**MATERIAL:**
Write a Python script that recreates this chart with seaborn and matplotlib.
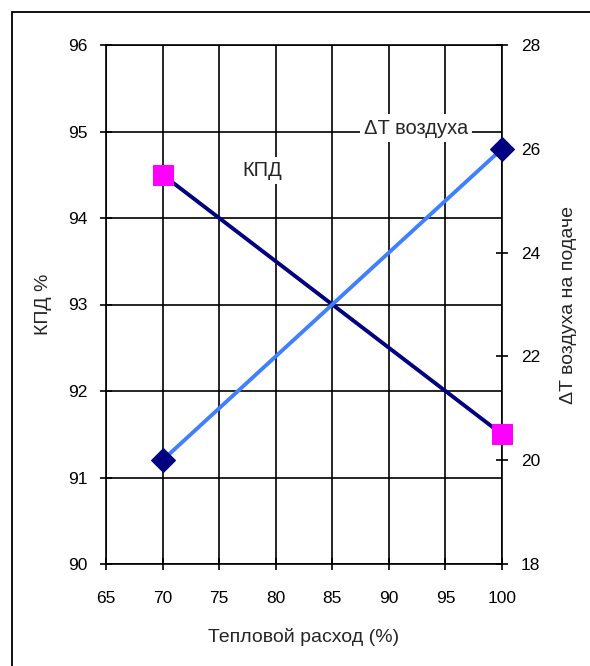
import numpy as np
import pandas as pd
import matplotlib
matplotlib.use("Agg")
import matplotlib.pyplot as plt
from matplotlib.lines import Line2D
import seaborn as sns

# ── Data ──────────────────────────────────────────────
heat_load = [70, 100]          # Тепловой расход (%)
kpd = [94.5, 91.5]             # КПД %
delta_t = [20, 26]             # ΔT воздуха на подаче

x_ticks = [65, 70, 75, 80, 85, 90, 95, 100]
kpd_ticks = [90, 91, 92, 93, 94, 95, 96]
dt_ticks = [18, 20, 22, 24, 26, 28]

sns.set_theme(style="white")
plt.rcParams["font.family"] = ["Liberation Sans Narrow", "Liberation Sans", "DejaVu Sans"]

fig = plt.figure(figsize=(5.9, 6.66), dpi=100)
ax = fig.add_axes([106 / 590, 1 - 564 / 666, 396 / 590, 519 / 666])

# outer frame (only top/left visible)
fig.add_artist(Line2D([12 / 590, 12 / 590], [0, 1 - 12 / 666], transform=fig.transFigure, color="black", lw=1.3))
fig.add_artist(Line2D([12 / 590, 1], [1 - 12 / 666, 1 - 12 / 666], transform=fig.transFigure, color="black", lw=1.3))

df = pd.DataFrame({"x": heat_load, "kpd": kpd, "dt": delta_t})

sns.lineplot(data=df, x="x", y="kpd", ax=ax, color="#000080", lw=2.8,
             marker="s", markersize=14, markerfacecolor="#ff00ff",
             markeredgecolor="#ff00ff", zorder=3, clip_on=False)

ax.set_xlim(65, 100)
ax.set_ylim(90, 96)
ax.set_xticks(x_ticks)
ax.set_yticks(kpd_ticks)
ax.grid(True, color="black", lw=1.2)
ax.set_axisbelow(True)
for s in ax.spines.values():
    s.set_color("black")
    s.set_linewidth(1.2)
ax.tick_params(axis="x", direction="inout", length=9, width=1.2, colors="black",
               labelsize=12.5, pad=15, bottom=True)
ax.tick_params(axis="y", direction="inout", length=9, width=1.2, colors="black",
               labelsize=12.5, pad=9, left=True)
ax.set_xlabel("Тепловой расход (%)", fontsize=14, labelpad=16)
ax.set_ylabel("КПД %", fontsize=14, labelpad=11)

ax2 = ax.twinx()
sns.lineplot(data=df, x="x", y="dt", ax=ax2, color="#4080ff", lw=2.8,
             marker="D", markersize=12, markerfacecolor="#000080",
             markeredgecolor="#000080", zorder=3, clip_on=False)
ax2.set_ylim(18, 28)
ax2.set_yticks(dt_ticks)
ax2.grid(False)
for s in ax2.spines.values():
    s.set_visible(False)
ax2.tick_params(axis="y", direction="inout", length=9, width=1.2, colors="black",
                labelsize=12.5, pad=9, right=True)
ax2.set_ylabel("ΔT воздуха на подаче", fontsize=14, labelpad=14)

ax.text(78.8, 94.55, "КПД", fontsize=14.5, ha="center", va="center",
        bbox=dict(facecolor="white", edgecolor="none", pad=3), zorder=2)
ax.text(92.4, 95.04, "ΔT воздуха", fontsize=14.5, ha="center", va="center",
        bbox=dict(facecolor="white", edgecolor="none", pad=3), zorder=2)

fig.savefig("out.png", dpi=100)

**THE PROBLEM:**
Output the lines above in full and exactly as given, omitting any pictures.

**RESPONSE:**
Write a Python script that recreates this chart with seaborn and matplotlib.
import numpy as np
import pandas as pd
import matplotlib
matplotlib.use("Agg")
import matplotlib.pyplot as plt
from matplotlib.lines import Line2D
import seaborn as sns

# ── Data ──────────────────────────────────────────────
heat_load = [70, 100]          # Тепловой расход (%)
kpd = [94.5, 91.5]             # КПД %
delta_t = [20, 26]             # ΔT воздуха на подаче

x_ticks = [65, 70, 75, 80, 85, 90, 95, 100]
kpd_ticks = [90, 91, 92, 93, 94, 95, 96]
dt_ticks = [18, 20, 22, 24, 26, 28]

sns.set_theme(style="white")
plt.rcParams["font.family"] = ["Liberation Sans Narrow", "Liberation Sans", "DejaVu Sans"]

fig = plt.figure(figsize=(5.9, 6.66), dpi=100)
ax = fig.add_axes([106 / 590, 1 - 564 / 666, 396 / 590, 519 / 666])

# outer frame (only top/left visible)
fig.add_artist(Line2D([12 / 590, 12 / 590], [0, 1 - 12 / 666], transform=fig.transFigure, color="black", lw=1.3))
fig.add_artist(Line2D([12 / 590, 1], [1 - 12 / 666, 1 - 12 / 666], transform=fig.transFigure, color="black", lw=1.3))

df = pd.DataFrame({"x": heat_load, "kpd": kpd, "dt": delta_t})

sns.lineplot(data=df, x="x", y="kpd", ax=ax, color="#000080", lw=2.8,
             marker="s", markersize=14, markerfacecolor="#ff00ff",
             markeredgecolor="#ff00ff", zorder=3, clip_on=False)

ax.set_xlim(65, 100)
ax.set_ylim(90, 96)
ax.set_xticks(x_ticks)
ax.set_yticks(kpd_ticks)
ax.grid(True, color="black", lw=1.2)
ax.set_axisbelow(True)
for s in ax.spines.values():
    s.set_color("black")
    s.set_linewidth(1.2)
ax.tick_params(axis="x", direction="inout", length=9, width=1.2, colors="black",
               labelsize=12.5, pad=15, bottom=True)
ax.tick_params(axis="y", direction="inout", length=9, width=1.2, colors="black",
               labelsize=12.5, pad=9, left=True)
ax.set_xlabel("Тепловой расход (%)", fontsize=14, labelpad=16)
ax.set_ylabel("КПД %", fontsize=14, labelpad=11)

ax2 = ax.twinx()
sns.lineplot(data=df, x="x", y="dt", ax=ax2, color="#4080ff", lw=2.8,
             marker="D", markersize=12, markerfacecolor="#000080",
             markeredgecolor="#000080", zorder=3, clip_on=False)
ax2.set_ylim(18, 28)
ax2.set_yticks(dt_ticks)
ax2.grid(False)
for s in ax2.spines.values():
    s.set_visible(False)
ax2.tick_params(axis="y", direction="inout", length=9, width=1.2, colors="black",
                labelsize=12.5, pad=9, right=True)
ax2.set_ylabel("ΔT воздуха на подаче", fontsize=14, labelpad=14)

ax.text(78.8, 94.55, "КПД", fontsize=14.5, ha="center", va="center",
        bbox=dict(facecolor="white", edgecolor="none", pad=3), zorder=2)
ax.text(92.4, 95.04, "ΔT воздуха", fontsize=14.5, ha="center", va="center",
        bbox=dict(facecolor="white", edgecolor="none", pad=3), zorder=2)

fig.savefig("out.png", dpi=100)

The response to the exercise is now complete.